So you want to pitch a column for Literary Mama? This is fantastic, and we can’t wait to read your submission! A column is like a brand-new relationship, bubbling over with promise; it’s the extension of a hand in friendship. From where I sit, it’s such a thrill to publish that brand-new first installment in a year’s worth of words to come, and we are actively seeking new writers and new columns for the upcoming year. Let the floodgates open! But . . . before you dash off to your computer, you should spend some time considering these three essential ingredients of a successful column pitch:
Let’s begin with the hook.
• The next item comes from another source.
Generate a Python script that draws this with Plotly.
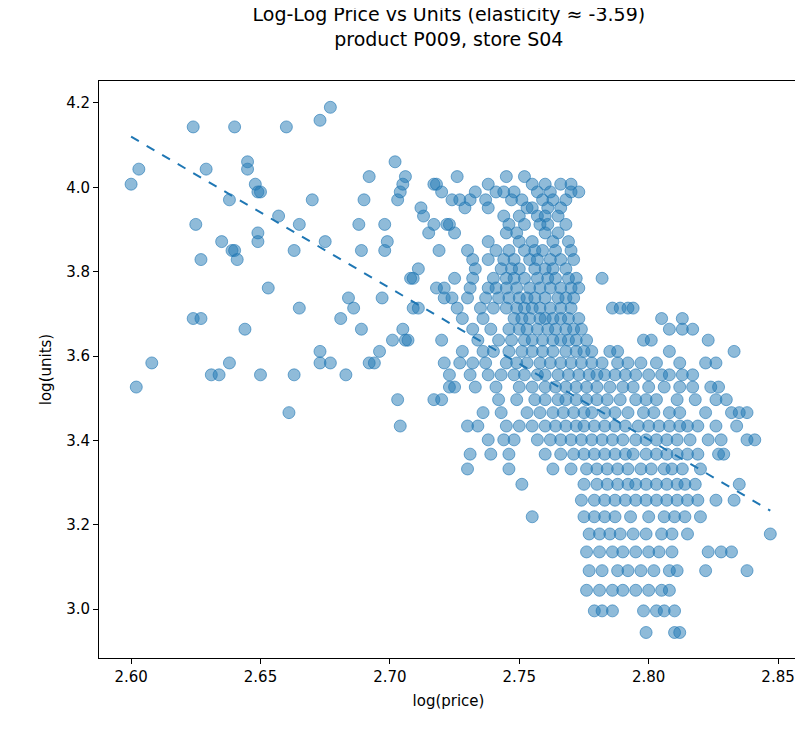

When I embarked five years ago on that
thrilling, soul-deflating journey that was querying my first novel, my first attempts at querying were a disaster, primarily because I hadn’t spent enough time working on the hook. My writing was good! My story was unique! Once a prospective literary agent or editor started reading, surely she/he would be hooked. What I had failed to consider was that the hook part of the process needed to begin earlier, with the query letter.
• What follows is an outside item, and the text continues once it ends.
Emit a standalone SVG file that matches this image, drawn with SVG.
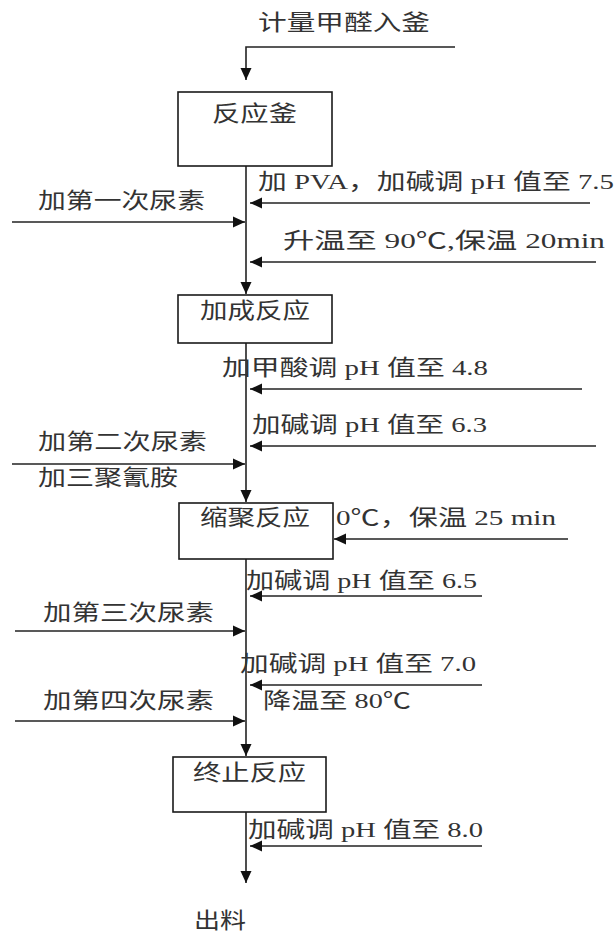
<svg xmlns="http://www.w3.org/2000/svg" width="616" height="936" viewBox="0 0 616 936">
<style>
text{font-family:"Liberation Serif","Noto Sans CJK SC",serif;font-size:22px;fill:#333}
.box{fill:#fff;stroke:#1a1a1a;stroke-width:1.6}
.ln{fill:none;stroke:#222;stroke-width:1.6}
</style>
<defs>
<marker id="ah" markerUnits="userSpaceOnUse" markerWidth="13" markerHeight="12" refX="12" refY="6" orient="auto">
<path d="M0,0.5 L12,6 L0,11.5 z" fill="#111"/>
</marker>
</defs>
<rect width="616" height="936" fill="#fff"/>
<g id="connectors">
<polyline class="ln" points="455,47 246,47 246,80" marker-end="url(#ah)"/>
<line class="ln" x1="246" y1="166" x2="246" y2="294" marker-end="url(#ah)"/>
<line class="ln" x1="590" y1="203" x2="250" y2="203" marker-end="url(#ah)"/>
<line class="ln" x1="596" y1="262" x2="250" y2="262" marker-end="url(#ah)"/>
<line class="ln" x1="12" y1="222" x2="245" y2="222" marker-end="url(#ah)"/>
<line class="ln" x1="246" y1="343" x2="246" y2="502" marker-end="url(#ah)"/>
<line class="ln" x1="582" y1="389" x2="250" y2="389" marker-end="url(#ah)"/>
<line class="ln" x1="596" y1="446" x2="250" y2="446" marker-end="url(#ah)"/>
<line class="ln" x1="12" y1="464" x2="245" y2="464" marker-end="url(#ah)"/>
<line class="ln" x1="568" y1="539" x2="334" y2="539" marker-end="url(#ah)"/>
<line class="ln" x1="246" y1="559" x2="246" y2="756" marker-end="url(#ah)"/>
<line class="ln" x1="482" y1="596" x2="250" y2="596" marker-end="url(#ah)"/>
<line class="ln" x1="482" y1="685" x2="250" y2="685" marker-end="url(#ah)"/>
<line class="ln" x1="15" y1="631" x2="245" y2="631" marker-end="url(#ah)"/>
<line class="ln" x1="15" y1="721" x2="245" y2="721" marker-end="url(#ah)"/>
<line class="ln" x1="246" y1="812" x2="246" y2="883" marker-end="url(#ah)"/>
<line class="ln" x1="482" y1="846" x2="250" y2="846" marker-end="url(#ah)"/>
</g>
<g id="n-start"><text x="258" y="30" textLength="172" lengthAdjust="spacingAndGlyphs">计量甲醛入釜</text></g>
<g id="n-reactor"><rect class="box" x="178" y="92" width="154" height="74"/><text x="212" y="121" textLength="85" lengthAdjust="spacingAndGlyphs">反应釜</text></g>
<g id="n-addition"><rect class="box" x="178" y="295" width="154" height="48"/><text x="200" y="318" textLength="110" lengthAdjust="spacingAndGlyphs">加成反应</text></g>
<g id="n-condense"><rect class="box" x="179" y="503" width="154" height="56"/><text x="200" y="525" textLength="110" lengthAdjust="spacingAndGlyphs">缩聚反应</text></g>
<g id="n-stop"><rect class="box" x="173" y="757" width="153" height="55"/><text x="193" y="780" textLength="113" lengthAdjust="spacingAndGlyphs">终止反应</text></g>
<g id="n-out"><text x="194" y="928" textLength="52" lengthAdjust="spacingAndGlyphs">出料</text></g>
<g id="labels">
<text x="258" y="189" textLength="356" lengthAdjust="spacingAndGlyphs">加 PVA，加碱调 pH 值至 7.5</text>
<text x="38" y="208" textLength="167" lengthAdjust="spacingAndGlyphs">加第一次尿素</text>
<text x="283" y="248" textLength="322" lengthAdjust="spacingAndGlyphs">升温至 90℃,保温 20min</text>
<text x="222" y="375" textLength="266" lengthAdjust="spacingAndGlyphs">加甲酸调 pH 值至 4.8</text>
<text x="252" y="432" textLength="235" lengthAdjust="spacingAndGlyphs">加碱调 pH 值至 6.3</text>
<text x="38" y="449" textLength="169" lengthAdjust="spacingAndGlyphs">加第二次尿素</text>
<text x="38" y="485" textLength="140" lengthAdjust="spacingAndGlyphs">加三聚氰胺</text>
<text x="336" y="525" textLength="220" lengthAdjust="spacingAndGlyphs">0℃，保温 25 min</text>
<text x="246" y="588" textLength="231" lengthAdjust="spacingAndGlyphs">加碱调 pH 值至 6.5</text>
<text x="43" y="620" textLength="171" lengthAdjust="spacingAndGlyphs">加第三次尿素</text>
<text x="240" y="671" textLength="236" lengthAdjust="spacingAndGlyphs">加碱调 pH 值至 7.0</text>
<text x="263" y="708" textLength="148" lengthAdjust="spacingAndGlyphs">降温至 80℃</text>
<text x="43" y="708" textLength="171" lengthAdjust="spacingAndGlyphs">加第四次尿素</text>
<text x="248" y="837" textLength="235" lengthAdjust="spacingAndGlyphs">加碱调 pH 值至 8.0</text>
</g>
</svg>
In this same way, your query letter to your column proposal should hook us in with a unique and intriguing concept. Look over the columns archives and make sure your idea is one that covers new ground in new ways. We do see a supply of not-so-fresh column ideas (of the working-mom-quits-job-turns-stay-at-home-mom-discovers-joys/challenges/heartbreaks-of-parenting variety) over here in the Columns Department at Literary Mama, so nothing gets our hearts racing a little faster than a distinctive and intriguing hook. We are especially looking for columns that reflect a diverse view–racially, ethnically, sexually, emotionally, physically–you name it. We want and need diverse voices! But most of all, we want a story that is uniquely yours–one that you can’t wait to tell, and that we can’t wait to read.
The roadmap: Indulge me in a running analogy for a moment. I still remember when I set out on my first long-distance run. I had underestimated the miles it would take to cover the distance, and left both my water bottle and cell phone at home. These were rookie mistakes I never made again!
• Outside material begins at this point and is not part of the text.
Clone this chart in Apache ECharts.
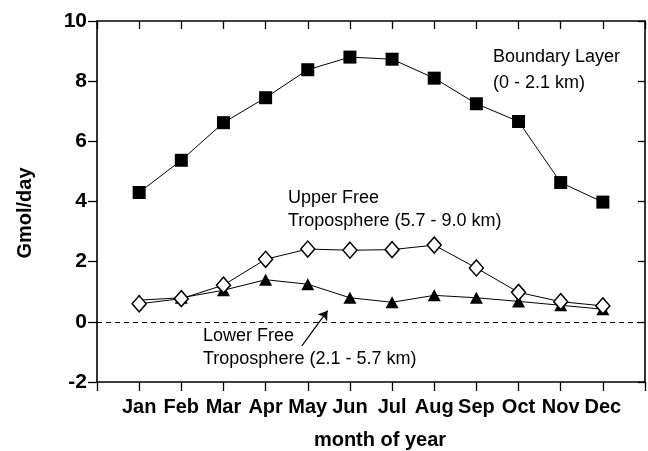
<!DOCTYPE html>
<html>
<head>
<meta charset="utf-8">
<script src="https://cdn.jsdelivr.net/npm/echarts@6/dist/echarts.min.js"></script>
<style>
  html, body { margin: 0; padding: 0; background: #fff; }
  #chart { width: 648px; height: 451px; }
</style>
</head>
<body>
<div id="chart"></div>
<script>
// months sit at x = 1..12 on a 0..13 value axis
const months = ['Jan', 'Feb', 'Mar', 'Apr', 'May', 'Jun', 'Jul', 'Aug', 'Sep', 'Oct', 'Nov', 'Dec'];
const boundaryLayer = [4.3, 5.37, 6.62, 7.45, 8.38, 8.8, 8.73, 8.1, 7.25, 6.66, 4.63, 3.98];
const upperFree = [0.6, 0.77, 1.22, 2.08, 2.42, 2.38, 2.4, 2.55, 1.79, 0.98, 0.67, 0.53];
const lowerFree = [0.72, 0.8, 1.05, 1.4, 1.25, 0.8, 0.65, 0.88, 0.8, 0.68, 0.55, 0.42];
const yTicks = [-2, 0, 2, 4, 6, 8, 10];
const arrowFrom = [4.86, -0.8];
const arrowTo = [5.47, 0.37];

const FONT = '"Liberation Sans", Arial, sans-serif';

function pairs(vals) {
  return vals.map((v, i) => [i + 1, v]);
}

const chart = echarts.init(document.getElementById('chart'), null, { renderer: 'canvas' });

const axisLine = { show: true, onZero: false, lineStyle: { color: '#000', width: 1.6 } };

function label(text, x, y, weight) {
  return {
    type: 'text', x: x, y: y, z: 10,
    style: { text: text, fill: '#000', font: (weight || '') + ' 18px ' + FONT, verticalAlign: 'middle' }
  };
}

const option = {
  backgroundColor: '#fff',
  animation: false,
  grid: { left: 97, right: 2, top: 21, bottom: 69 },
  xAxis: [{
    type: 'value',
    position: 'bottom',
    min: 0, max: 13, interval: 1,
    axisLine: axisLine,
    axisTick: { show: true, inside: false, length: 9, lineStyle: { color: '#000', width: 1.3 } },
    splitLine: { show: false },
    axisLabel: {
      margin: 15,
      color: '#000',
      fontFamily: FONT, fontWeight: 'bold', fontSize: 20,
      formatter: v => (v >= 1 && v <= 12) ? months[v - 1] : ''
    }
  }, {
    type: 'value',
    position: 'top',
    min: 0, max: 13, interval: 1,
    axisLine: axisLine,
    axisTick: { show: true, inside: true, length: 8, lineStyle: { color: '#000', width: 1.3 } },
    splitLine: { show: false },
    axisLabel: { show: false }
  }],
  yAxis: [{
    type: 'value',
    position: 'left',
    min: yTicks[0], max: yTicks[yTicks.length - 1], interval: 2,
    axisLine: axisLine,
    axisTick: { show: true, inside: false, length: 9, lineStyle: { color: '#000', width: 1.3 } },
    splitLine: { show: false },
    axisLabel: {
      margin: 10,
      color: '#000',
      fontFamily: FONT, fontWeight: 'bold', fontSize: 21
    }
  }, {
    type: 'value',
    position: 'right',
    min: yTicks[0], max: yTicks[yTicks.length - 1], interval: 2,
    axisLine: axisLine,
    axisTick: { show: true, inside: true, length: 7, lineStyle: { color: '#000', width: 1.3 } },
    splitLine: { show: false },
    axisLabel: { show: false }
  }],
  series: [{
    name: 'Lower Free Troposphere',
    type: 'line',
    data: pairs(lowerFree),
    symbol: 'triangle',
    symbolSize: [13, 12],
    itemStyle: { color: '#000', borderColor: '#000', borderWidth: 0 },
    lineStyle: { color: '#000', width: 1 },
    markLine: {
      silent: true,
      symbol: ['none', 'arrow'],
      symbolSize: 9,
      label: { show: false },
      lineStyle: { color: '#000', width: 1.2, type: 'solid' },
      data: [[{ coord: arrowFrom }, { coord: arrowTo }]]
    },
    z: 3
  }, {
    name: 'Upper Free Troposphere',
    type: 'line',
    data: pairs(upperFree),
    symbol: 'diamond',
    symbolSize: [14, 16],
    itemStyle: { color: '#fff', borderColor: '#000', borderWidth: 1.5 },
    lineStyle: { color: '#000', width: 1 },
    markLine: {
      silent: true,
      symbol: ['none', 'none'],
      label: { show: false },
      lineStyle: { color: '#000', width: 1, type: [5, 4] },
      data: [{ yAxis: 0 }]
    },
    z: 4
  }, {
    name: 'Boundary Layer',
    type: 'line',
    data: pairs(boundaryLayer),
    symbol: 'rect',
    symbolSize: 13,
    itemStyle: { color: '#000' },
    lineStyle: { color: '#000', width: 1 },
    z: 5
  }],
  graphic: [
    label('Boundary Layer', 493, 57),
    label('(0 - 2.1 km)', 493, 83),
    label('Upper Free', 288, 198),
    label('Troposphere (5.7 - 9.0 km)', 288, 221),
    label('Lower Free', 203, 336),
    label('Troposphere (2.1 - 5.7 km)', 203, 359),
    { type: 'text', x: 380, y: 440, style: { text: 'month of year', fill: '#000', font: 'bold 20px ' + FONT, align: 'center', verticalAlign: 'middle' } },
    { type: 'text', x: 25, y: 213, rotation: Math.PI / 2, style: { text: 'Gmol/day', fill: '#000', font: 'bold 20px ' + FONT, align: 'center', verticalAlign: 'middle' } }
  ]
};

chart.setOption(option);
</script>
</body>
</html>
Writing a column is like embarking on a long-distance run: it requires planning, and pacing, and perseverance. You can start out with the best intentions in the world, but if you haven’t planned for the distance physically and mentally, you’ll find yourself hitting that proverbial wall in mile six. When you submit your proposal to Literary Mama, you want to make sure you include a roadmap of your proposed column. Sending a brief outline of the trajectory of the first six months is critical. A great query letter with an enticing hook is all well and good, but if there’s no roadmap to support the promise hinted at in the letter, we can’t adequately assess the merits of the proposal as a whole. After all, a columnist must be able to sustain the magic for 11 installments, published monthly or bimonthly. (A bimonthly contract is a two-year commitment.) Can you show us how you’ll do that?
Which brings me, finally, to samples. When a column query lands in my in-box, and I’ve been hooked, and my heart is doing that pitter-patter thing that signals I think we’ve got something good going on here! I often dive right in and begin reading through the samples. And . . . there better be samples! Nothing frustrates and deflates more then receiving a solid query and hook, scrolling to the bottom of the email, and finding nothing attached–nothing but empty promises, that is. Very rarely can the level of necessary planning, pacing, and perseverance that is required of a successful columnist, be gleaned from a cover letter, or even from one sample column. Please, send at least three sample columns–the best, most glittery, most magical, most lyrical, most compelling columns you can write. We can’t wait to read them.
This past weekend I spent clicking through the archives of some of Literary Mama’s columnists. I spent a memorable two hours dipping into the stories and lives of writers I have come to admire over the years. Writers who have openly and honestly shared their lives with their readers; who have penned celebrations, and losses, and all that life has brought to them along the way. I reread Avery Fischer Udagawa’s first post in her Four Worlds column and marveled again at the rich tapestry of experiences which formed the backdrop for her columns about parenting and writing and living as an ex-pat in Thailand. I reread Baggage, a wrenchingly poignant installment from Bonnie Pike’s Senior Mama column and I was amazed again by the quality of the prose, but also by the courage it must have taken Bonnie to write that piece.
When it comes down to it, what separates a column from a standalone essay has to do with the length and depth of the connection, and how willing a writer is to take that leap, to forge those bonds. It’s about commitment.
Do you have a story to tell? Are you willing to extend your hand, and your life and experiences, to others? Are you willing to open yourself up to editorial feedback, to making yourself vulnerable each month, to sharing your heart with readers all over the world?
I hope you are. We would love to work with you.